Directions: Repeat every line of the listing below exactly, minus the pictures.

** Begin Data provided **

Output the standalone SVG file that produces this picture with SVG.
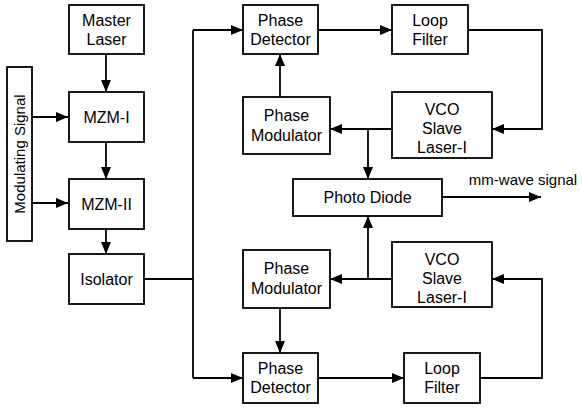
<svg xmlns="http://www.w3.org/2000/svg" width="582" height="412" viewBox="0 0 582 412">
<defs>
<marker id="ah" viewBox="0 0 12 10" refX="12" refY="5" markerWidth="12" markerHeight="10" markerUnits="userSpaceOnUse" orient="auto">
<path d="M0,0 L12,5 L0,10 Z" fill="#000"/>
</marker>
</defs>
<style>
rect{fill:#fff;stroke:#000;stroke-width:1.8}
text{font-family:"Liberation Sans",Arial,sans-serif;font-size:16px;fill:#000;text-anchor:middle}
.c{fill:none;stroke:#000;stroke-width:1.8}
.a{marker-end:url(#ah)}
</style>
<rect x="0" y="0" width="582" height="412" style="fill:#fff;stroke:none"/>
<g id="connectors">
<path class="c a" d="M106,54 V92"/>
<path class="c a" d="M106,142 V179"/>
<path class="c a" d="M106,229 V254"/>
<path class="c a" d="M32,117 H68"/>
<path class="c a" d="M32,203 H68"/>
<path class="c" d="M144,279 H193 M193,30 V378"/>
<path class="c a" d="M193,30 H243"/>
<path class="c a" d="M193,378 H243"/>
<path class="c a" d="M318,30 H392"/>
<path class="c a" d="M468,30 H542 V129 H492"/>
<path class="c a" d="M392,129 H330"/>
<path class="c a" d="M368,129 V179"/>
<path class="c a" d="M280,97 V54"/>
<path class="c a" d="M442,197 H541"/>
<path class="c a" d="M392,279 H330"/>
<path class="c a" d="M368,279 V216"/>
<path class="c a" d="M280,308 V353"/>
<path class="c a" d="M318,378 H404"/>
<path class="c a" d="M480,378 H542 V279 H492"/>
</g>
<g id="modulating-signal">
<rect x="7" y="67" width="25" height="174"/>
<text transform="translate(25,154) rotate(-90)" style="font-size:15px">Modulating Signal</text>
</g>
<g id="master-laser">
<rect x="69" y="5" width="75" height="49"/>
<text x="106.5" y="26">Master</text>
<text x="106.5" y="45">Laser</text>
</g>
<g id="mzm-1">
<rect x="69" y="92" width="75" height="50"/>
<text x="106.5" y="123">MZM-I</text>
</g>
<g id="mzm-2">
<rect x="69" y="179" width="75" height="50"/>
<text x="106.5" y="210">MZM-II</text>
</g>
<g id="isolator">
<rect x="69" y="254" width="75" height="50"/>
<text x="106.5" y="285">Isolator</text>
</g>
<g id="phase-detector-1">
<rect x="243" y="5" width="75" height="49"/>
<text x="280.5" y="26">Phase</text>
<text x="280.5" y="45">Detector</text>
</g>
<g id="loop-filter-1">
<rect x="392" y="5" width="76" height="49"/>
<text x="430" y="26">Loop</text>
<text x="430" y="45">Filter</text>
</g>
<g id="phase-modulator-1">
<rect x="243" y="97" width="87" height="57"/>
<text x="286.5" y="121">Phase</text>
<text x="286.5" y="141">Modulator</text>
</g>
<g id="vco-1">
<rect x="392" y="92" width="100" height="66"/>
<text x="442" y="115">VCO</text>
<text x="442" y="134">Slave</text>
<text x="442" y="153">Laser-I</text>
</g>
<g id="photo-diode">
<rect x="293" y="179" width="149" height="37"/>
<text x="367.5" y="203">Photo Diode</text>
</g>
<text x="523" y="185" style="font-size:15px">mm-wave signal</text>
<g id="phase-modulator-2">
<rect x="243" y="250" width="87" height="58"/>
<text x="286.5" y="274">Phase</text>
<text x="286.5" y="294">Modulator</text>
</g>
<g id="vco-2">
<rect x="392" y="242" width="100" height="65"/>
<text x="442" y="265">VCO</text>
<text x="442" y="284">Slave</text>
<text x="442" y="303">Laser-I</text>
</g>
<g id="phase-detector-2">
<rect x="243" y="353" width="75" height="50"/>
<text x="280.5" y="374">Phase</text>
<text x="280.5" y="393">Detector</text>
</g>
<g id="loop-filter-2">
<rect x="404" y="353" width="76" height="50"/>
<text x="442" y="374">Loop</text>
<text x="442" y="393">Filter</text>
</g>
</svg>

** End Data provided **

Response to this exercise:
Output the standalone SVG file that produces this picture with SVG.
<svg xmlns="http://www.w3.org/2000/svg" width="582" height="412" viewBox="0 0 582 412">
<defs>
<marker id="ah" viewBox="0 0 12 10" refX="12" refY="5" markerWidth="12" markerHeight="10" markerUnits="userSpaceOnUse" orient="auto">
<path d="M0,0 L12,5 L0,10 Z" fill="#000"/>
</marker>
</defs>
<style>
rect{fill:#fff;stroke:#000;stroke-width:1.8}
text{font-family:"Liberation Sans",Arial,sans-serif;font-size:16px;fill:#000;text-anchor:middle}
.c{fill:none;stroke:#000;stroke-width:1.8}
.a{marker-end:url(#ah)}
</style>
<rect x="0" y="0" width="582" height="412" style="fill:#fff;stroke:none"/>
<g id="connectors">
<path class="c a" d="M106,54 V92"/>
<path class="c a" d="M106,142 V179"/>
<path class="c a" d="M106,229 V254"/>
<path class="c a" d="M32,117 H68"/>
<path class="c a" d="M32,203 H68"/>
<path class="c" d="M144,279 H193 M193,30 V378"/>
<path class="c a" d="M193,30 H243"/>
<path class="c a" d="M193,378 H243"/>
<path class="c a" d="M318,30 H392"/>
<path class="c a" d="M468,30 H542 V129 H492"/>
<path class="c a" d="M392,129 H330"/>
<path class="c a" d="M368,129 V179"/>
<path class="c a" d="M280,97 V54"/>
<path class="c a" d="M442,197 H541"/>
<path class="c a" d="M392,279 H330"/>
<path class="c a" d="M368,279 V216"/>
<path class="c a" d="M280,308 V353"/>
<path class="c a" d="M318,378 H404"/>
<path class="c a" d="M480,378 H542 V279 H492"/>
</g>
<g id="modulating-signal">
<rect x="7" y="67" width="25" height="174"/>
<text transform="translate(25,154) rotate(-90)" style="font-size:15px">Modulating Signal</text>
</g>
<g id="master-laser">
<rect x="69" y="5" width="75" height="49"/>
<text x="106.5" y="26">Master</text>
<text x="106.5" y="45">Laser</text>
</g>
<g id="mzm-1">
<rect x="69" y="92" width="75" height="50"/>
<text x="106.5" y="123">MZM-I</text>
</g>
<g id="mzm-2">
<rect x="69" y="179" width="75" height="50"/>
<text x="106.5" y="210">MZM-II</text>
</g>
<g id="isolator">
<rect x="69" y="254" width="75" height="50"/>
<text x="106.5" y="285">Isolator</text>
</g>
<g id="phase-detector-1">
<rect x="243" y="5" width="75" height="49"/>
<text x="280.5" y="26">Phase</text>
<text x="280.5" y="45">Detector</text>
</g>
<g id="loop-filter-1">
<rect x="392" y="5" width="76" height="49"/>
<text x="430" y="26">Loop</text>
<text x="430" y="45">Filter</text>
</g>
<g id="phase-modulator-1">
<rect x="243" y="97" width="87" height="57"/>
<text x="286.5" y="121">Phase</text>
<text x="286.5" y="141">Modulator</text>
</g>
<g id="vco-1">
<rect x="392" y="92" width="100" height="66"/>
<text x="442" y="115">VCO</text>
<text x="442" y="134">Slave</text>
<text x="442" y="153">Laser-I</text>
</g>
<g id="photo-diode">
<rect x="293" y="179" width="149" height="37"/>
<text x="367.5" y="203">Photo Diode</text>
</g>
<text x="523" y="185" style="font-size:15px">mm-wave signal</text>
<g id="phase-modulator-2">
<rect x="243" y="250" width="87" height="58"/>
<text x="286.5" y="274">Phase</text>
<text x="286.5" y="294">Modulator</text>
</g>
<g id="vco-2">
<rect x="392" y="242" width="100" height="65"/>
<text x="442" y="265">VCO</text>
<text x="442" y="284">Slave</text>
<text x="442" y="303">Laser-I</text>
</g>
<g id="phase-detector-2">
<rect x="243" y="353" width="75" height="50"/>
<text x="280.5" y="374">Phase</text>
<text x="280.5" y="393">Detector</text>
</g>
<g id="loop-filter-2">
<rect x="404" y="353" width="76" height="50"/>
<text x="442" y="374">Loop</text>
<text x="442" y="393">Filter</text>
</g>
</svg>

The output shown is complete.